▶ _EXERCISE GOAL_
In this exercise, the entries below include pictures. Repeat exactly the lines from the line with "Give me the TikZ source for this diagram." to the line with "minimum height=33bp] (tv)", including both, but without the pictures.

▶ _GIVEN RECORDS_
-- start --

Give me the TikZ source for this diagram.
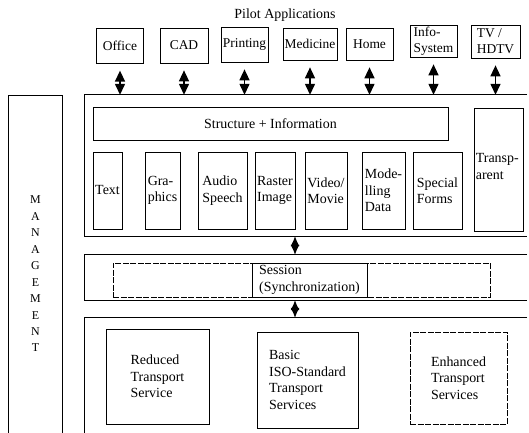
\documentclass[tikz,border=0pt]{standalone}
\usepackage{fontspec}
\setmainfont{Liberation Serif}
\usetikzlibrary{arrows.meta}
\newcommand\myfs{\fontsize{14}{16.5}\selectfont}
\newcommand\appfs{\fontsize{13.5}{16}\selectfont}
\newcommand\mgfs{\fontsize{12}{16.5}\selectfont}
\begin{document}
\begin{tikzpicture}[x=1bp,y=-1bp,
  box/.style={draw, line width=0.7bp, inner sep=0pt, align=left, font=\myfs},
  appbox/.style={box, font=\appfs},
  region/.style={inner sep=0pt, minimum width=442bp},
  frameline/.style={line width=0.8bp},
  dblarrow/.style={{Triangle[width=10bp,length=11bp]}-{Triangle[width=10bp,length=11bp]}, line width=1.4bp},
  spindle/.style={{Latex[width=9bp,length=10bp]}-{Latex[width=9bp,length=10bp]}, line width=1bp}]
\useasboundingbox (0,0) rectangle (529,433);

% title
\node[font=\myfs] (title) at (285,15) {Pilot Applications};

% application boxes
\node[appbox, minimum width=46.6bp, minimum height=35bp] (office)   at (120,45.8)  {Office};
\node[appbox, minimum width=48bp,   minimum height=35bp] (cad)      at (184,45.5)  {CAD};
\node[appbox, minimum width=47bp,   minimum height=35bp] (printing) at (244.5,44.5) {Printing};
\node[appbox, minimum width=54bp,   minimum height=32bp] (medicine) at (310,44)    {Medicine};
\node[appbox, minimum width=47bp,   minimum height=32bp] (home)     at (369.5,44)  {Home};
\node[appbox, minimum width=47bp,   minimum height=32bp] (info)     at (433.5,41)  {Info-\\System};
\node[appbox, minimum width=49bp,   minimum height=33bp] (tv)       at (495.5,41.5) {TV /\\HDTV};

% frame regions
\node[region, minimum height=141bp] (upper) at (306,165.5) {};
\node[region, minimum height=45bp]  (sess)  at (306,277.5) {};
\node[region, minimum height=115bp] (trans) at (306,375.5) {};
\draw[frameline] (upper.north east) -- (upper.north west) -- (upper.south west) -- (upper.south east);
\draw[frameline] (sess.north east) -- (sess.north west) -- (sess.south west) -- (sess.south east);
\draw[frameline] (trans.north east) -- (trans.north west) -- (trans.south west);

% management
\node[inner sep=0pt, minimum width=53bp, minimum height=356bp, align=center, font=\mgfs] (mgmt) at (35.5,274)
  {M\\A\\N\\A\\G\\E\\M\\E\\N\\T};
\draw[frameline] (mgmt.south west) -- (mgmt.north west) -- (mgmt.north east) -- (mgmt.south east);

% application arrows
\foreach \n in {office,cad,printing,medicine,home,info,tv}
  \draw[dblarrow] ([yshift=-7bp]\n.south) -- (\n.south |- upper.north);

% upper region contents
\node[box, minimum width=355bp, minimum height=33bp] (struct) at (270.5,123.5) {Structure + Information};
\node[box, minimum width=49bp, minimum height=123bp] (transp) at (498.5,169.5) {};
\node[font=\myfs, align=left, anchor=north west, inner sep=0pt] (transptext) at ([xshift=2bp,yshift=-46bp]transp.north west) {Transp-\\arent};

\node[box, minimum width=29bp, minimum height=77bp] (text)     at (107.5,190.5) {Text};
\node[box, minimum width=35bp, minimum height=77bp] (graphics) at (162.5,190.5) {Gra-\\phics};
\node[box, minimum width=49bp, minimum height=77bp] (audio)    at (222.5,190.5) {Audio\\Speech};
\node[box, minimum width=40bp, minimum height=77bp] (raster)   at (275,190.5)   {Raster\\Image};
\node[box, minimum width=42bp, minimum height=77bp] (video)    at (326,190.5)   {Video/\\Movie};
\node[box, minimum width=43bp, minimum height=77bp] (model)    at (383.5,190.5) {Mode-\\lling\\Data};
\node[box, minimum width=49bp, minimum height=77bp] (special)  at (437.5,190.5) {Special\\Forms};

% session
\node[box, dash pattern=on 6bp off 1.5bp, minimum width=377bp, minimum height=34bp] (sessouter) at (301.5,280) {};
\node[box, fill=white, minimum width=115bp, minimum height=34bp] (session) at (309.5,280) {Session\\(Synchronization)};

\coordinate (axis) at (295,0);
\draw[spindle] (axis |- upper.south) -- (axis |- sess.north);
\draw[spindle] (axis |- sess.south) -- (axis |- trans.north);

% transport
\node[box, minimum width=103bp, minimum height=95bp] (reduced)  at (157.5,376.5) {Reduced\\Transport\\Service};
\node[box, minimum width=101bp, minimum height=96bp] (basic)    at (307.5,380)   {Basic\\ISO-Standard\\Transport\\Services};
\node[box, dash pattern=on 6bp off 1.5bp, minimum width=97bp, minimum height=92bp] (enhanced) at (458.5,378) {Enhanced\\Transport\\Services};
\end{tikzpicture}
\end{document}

-- end --
-- start --

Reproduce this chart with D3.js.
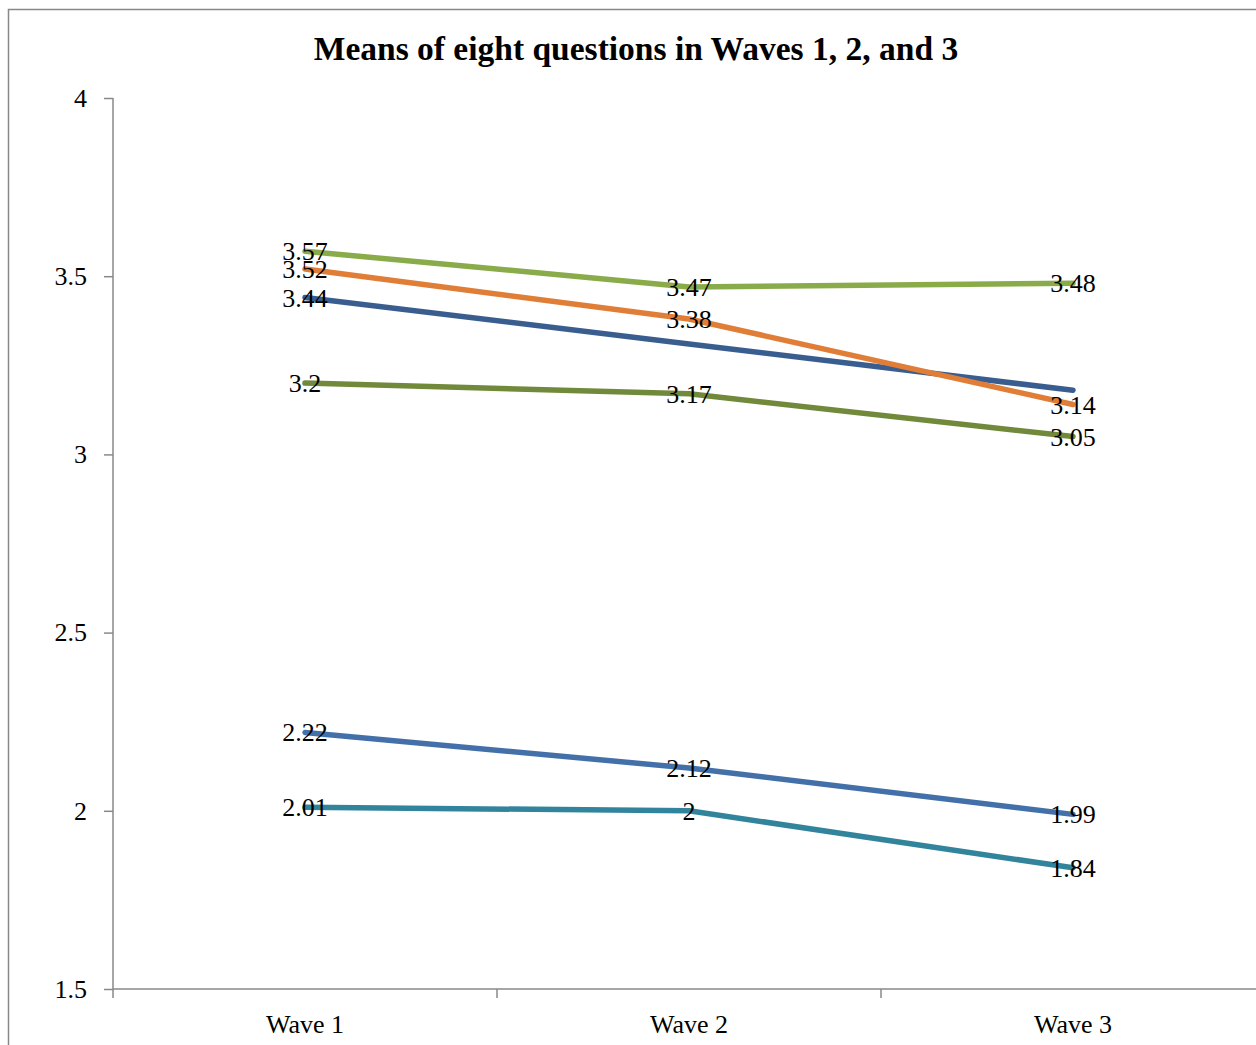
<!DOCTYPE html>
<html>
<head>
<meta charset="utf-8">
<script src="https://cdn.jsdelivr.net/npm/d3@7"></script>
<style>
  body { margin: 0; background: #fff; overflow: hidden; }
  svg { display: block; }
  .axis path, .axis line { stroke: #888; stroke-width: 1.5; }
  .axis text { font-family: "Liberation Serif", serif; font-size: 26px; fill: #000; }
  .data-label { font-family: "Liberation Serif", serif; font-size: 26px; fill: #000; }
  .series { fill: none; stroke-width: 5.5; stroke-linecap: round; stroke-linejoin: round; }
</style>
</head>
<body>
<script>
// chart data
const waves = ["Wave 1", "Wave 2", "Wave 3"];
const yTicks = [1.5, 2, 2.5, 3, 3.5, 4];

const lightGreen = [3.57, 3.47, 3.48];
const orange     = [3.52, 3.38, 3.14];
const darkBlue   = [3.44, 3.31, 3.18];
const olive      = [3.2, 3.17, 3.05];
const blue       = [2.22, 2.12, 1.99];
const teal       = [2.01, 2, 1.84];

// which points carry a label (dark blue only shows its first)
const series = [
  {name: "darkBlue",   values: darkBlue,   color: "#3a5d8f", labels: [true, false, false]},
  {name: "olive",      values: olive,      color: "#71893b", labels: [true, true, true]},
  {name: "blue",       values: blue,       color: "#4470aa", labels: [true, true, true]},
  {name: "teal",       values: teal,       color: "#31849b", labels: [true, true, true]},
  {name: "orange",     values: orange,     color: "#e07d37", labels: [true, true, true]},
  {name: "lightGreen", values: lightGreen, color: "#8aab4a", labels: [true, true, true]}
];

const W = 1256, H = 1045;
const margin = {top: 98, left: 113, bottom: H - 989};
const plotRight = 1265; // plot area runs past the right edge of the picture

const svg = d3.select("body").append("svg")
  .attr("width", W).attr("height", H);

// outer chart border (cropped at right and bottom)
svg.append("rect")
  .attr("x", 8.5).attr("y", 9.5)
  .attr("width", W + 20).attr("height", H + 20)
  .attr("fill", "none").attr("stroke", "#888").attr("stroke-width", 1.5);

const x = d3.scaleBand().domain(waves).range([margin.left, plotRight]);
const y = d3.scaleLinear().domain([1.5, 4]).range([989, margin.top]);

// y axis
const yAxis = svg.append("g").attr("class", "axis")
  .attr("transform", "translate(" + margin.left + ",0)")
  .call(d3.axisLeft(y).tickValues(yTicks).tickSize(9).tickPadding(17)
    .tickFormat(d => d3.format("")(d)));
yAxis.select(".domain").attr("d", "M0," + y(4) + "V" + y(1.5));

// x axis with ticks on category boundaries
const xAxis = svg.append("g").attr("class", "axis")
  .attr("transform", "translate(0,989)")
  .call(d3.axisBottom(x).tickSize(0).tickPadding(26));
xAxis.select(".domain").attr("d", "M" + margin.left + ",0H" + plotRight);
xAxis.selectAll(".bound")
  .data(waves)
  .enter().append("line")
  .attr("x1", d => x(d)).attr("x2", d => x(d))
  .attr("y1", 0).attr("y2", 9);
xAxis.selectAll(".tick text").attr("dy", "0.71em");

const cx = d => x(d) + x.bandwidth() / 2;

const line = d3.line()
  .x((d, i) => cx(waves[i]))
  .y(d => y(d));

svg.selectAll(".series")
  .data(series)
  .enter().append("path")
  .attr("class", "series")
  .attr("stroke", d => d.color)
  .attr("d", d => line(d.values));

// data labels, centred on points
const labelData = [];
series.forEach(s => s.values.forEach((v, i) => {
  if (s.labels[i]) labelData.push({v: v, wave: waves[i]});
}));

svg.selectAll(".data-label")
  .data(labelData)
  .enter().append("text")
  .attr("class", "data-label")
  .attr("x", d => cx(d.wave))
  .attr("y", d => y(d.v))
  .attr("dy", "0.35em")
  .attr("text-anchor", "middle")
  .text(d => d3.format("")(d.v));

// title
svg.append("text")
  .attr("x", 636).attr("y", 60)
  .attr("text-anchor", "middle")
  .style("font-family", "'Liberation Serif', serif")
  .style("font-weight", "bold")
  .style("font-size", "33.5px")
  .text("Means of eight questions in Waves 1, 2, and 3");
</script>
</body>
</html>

-- end --

▶ _RESPONSE_
Give me the TikZ source for this diagram.
\documentclass[tikz,border=0pt]{standalone}
\usepackage{fontspec}
\setmainfont{Liberation Serif}
\usetikzlibrary{arrows.meta}
\newcommand\myfs{\fontsize{14}{16.5}\selectfont}
\newcommand\appfs{\fontsize{13.5}{16}\selectfont}
\newcommand\mgfs{\fontsize{12}{16.5}\selectfont}
\begin{document}
\begin{tikzpicture}[x=1bp,y=-1bp,
  box/.style={draw, line width=0.7bp, inner sep=0pt, align=left, font=\myfs},
  appbox/.style={box, font=\appfs},
  region/.style={inner sep=0pt, minimum width=442bp},
  frameline/.style={line width=0.8bp},
  dblarrow/.style={{Triangle[width=10bp,length=11bp]}-{Triangle[width=10bp,length=11bp]}, line width=1.4bp},
  spindle/.style={{Latex[width=9bp,length=10bp]}-{Latex[width=9bp,length=10bp]}, line width=1bp}]
\useasboundingbox (0,0) rectangle (529,433);

% title
\node[font=\myfs] (title) at (285,15) {Pilot Applications};

% application boxes
\node[appbox, minimum width=46.6bp, minimum height=35bp] (office)   at (120,45.8)  {Office};
\node[appbox, minimum width=48bp,   minimum height=35bp] (cad)      at (184,45.5)  {CAD};
\node[appbox, minimum width=47bp,   minimum height=35bp] (printing) at (244.5,44.5) {Printing};
\node[appbox, minimum width=54bp,   minimum height=32bp] (medicine) at (310,44)    {Medicine};
\node[appbox, minimum width=47bp,   minimum height=32bp] (home)     at (369.5,44)  {Home};
\node[appbox, minimum width=47bp,   minimum height=32bp] (info)     at (433.5,41)  {Info-\\System};
\node[appbox, minimum width=49bp,   minimum height=33bp] (tv)       at (495.5,41.5) {TV /\\HDTV};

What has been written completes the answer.